VHF radio etiquette

boy on radio
“Thanks for the wake, @$$%*#!”  Unpleasant to imagine, unpleasant to hear, and rude on all sides. We haven’t heard that since leaving the USA and I don’t miss this aspect of many boaters in close proximity plus a dose of …well, of whatever it is that prompts throwing a wake or respond like that! They need to go cruising.DSC_1185

Summertime radio chatter included restrained and frequent USCG reminders not to use channel 16 for radio checks, to move conversations away from 16 (reserved for distress and hailing only), and more publicly aired inanity. And more from people who didn’t know how to talk over the radio. Reliance on radio fosters good habits cruisers… eventually. Learning and modeling good protocol pays off. It shouldn’t feel silly, unless you’re prone to slip into CB jargon (“10-4” or “good buddy” have no place on VHF).

Lack of decency aside, a lot of perfectly decent people also simply don’t seem to know how to use VHF radio. Poor protocol hampers understanding at best and creates dangerous situations at worst…and between, a lot of the time just results in frustration.

VHF basics refresher

VHF protocol is to repeat the name of the boat you’re calling two or three times, followed by “this is…” and the name of your vessel twice.

After making contact, request to switch from the hailing channel (16) to a working channel such as 68, 69, or 72 for conversation. The other person should reply confirming that channel, or propose another. Without confirmation, you can find yourself scanning channels to find where the other person went, or if they heard you clearly. Once switched to the working channel, be sure the channel is not already in use before reestablishing contact.

In conversation, saying “over” at the end of each transmission hands the conversational baton back to the other boat. This may be unnecessary if the audio is clear and the other person is familiar. Indicate your departure from the conversation by saying “Totem is clear” or “Totem going back to 16”. “Over and out” (or any jargon associated with CB radio or dated cop shows) is like waving a big red noob flag: “out” is for switching off the radio, not standing by to await response…you go over, or you go out, but you don’t do both.

vhf radio radiotelephone
Mint- and functional! classic radio telephone spotted in Walvis Bay, Namibia

These may be obvious but the simple act of confirming an action, like “Totem switching to 72,” is often skipped—leaving the listening boat to wonder if the switch actually happened. Radios can be finicky: transmissions get stepped on, have interference, or just aren’t in range. Did the other boat hear your request to switch to 72? We often use our handheld in the cockpit and it’s awkward to flip back and forth from 16 to 72 to find out.
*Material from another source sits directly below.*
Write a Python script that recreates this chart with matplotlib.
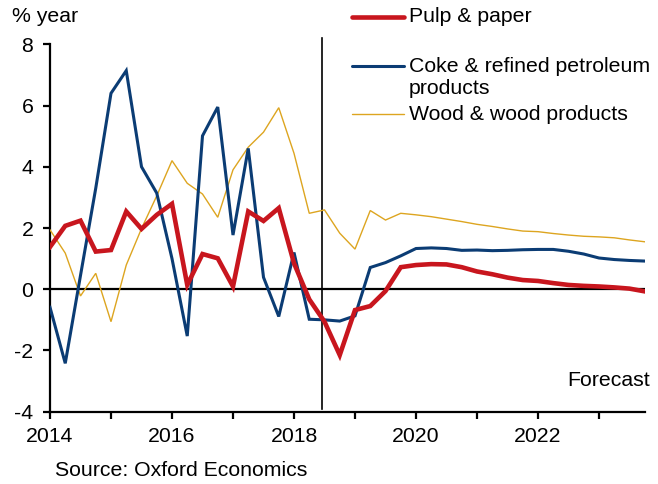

It doesn’t take long to get into the rhythm of good habits, especially if a newer-to-cruising boat can listen to / model from more experienced boats around them. Home waters were another story: our US sojourn was a good reminder not to take VHF protocol and etiquette for granted. A petty spat over the airwaves is unpleasant. Repeated calls on channel 16 by boaters requesting radio checks get old fast. If a boat is speeding or tossing a big wake in a slow or no wake zone, swearing at them out on the radio accomplishes nothing (and is an offense for which you may be fined!). You can always issue a Sécurité call, and be sure to mention the boat by name as a hazard to navigation.

Off Samana on VHF with Akira

10 Responses

  1. Last summer we heard the most embarrassing thing I have ever heard – in the middle of a conversation on 16 between a boat in distress taking on water and the Canadian Coast Guard, a woman’s voice pops on chastising them for chatting on Chanel 16. The coast guard was super polite, but oh my…please be quiet while I try to ascertain whether this man is sinking and where he is!! (Other cruisers in our bay were in the area and went to help him, and we were in a J/80 so really of no use, other than to be shocked someone could be so clueless about what was happening on the radio!)

  2. Another piece of important advice to newbies or worth reminding old salts:
    Say Channel “7” “2” instead of “72”

  3. Another snippet of radio protocol. The station that is being called is the station that ‘controls’ the call, this is the opposite to what most people would except. The called station will respond to the calling station with a proposed channel to move to.

  4. You are quiet right on the need to understand and use radios properly. I understand very well as I hold the callsign MM0MSU. Which is a full license in the UK. Thanks for pointing out the importance of using proper radio comm’s. Though last I knew 10 series are still accepted as a form of abbreviation on both marine and amateur radio (10-20, 10-40 [10-4], 10-50) as are the Q codes (which come from CW (Constant Wave = Morse code to shorten groups of information).

    One item i have seen here in the UK is folks setting up marine radios and NOT taking the time to tune equipment. That one item alone can make a huge deference in reception quality and range. I agree completely that folks really need to spend time learning radio properly as i am teaching my kids as it also teaches a good bit of electronics and understanding of physics. Thanks for the article. Stay safe.

    1. Couldn’t agree more about the value of testing setup before taking off! Re: 10 series: accepted or not, it’s waving a big noob flag to use them.

  5. Great post.

    Reminds me of what my old boss in the Royal Navy used to say – “if in doubt Roger it”!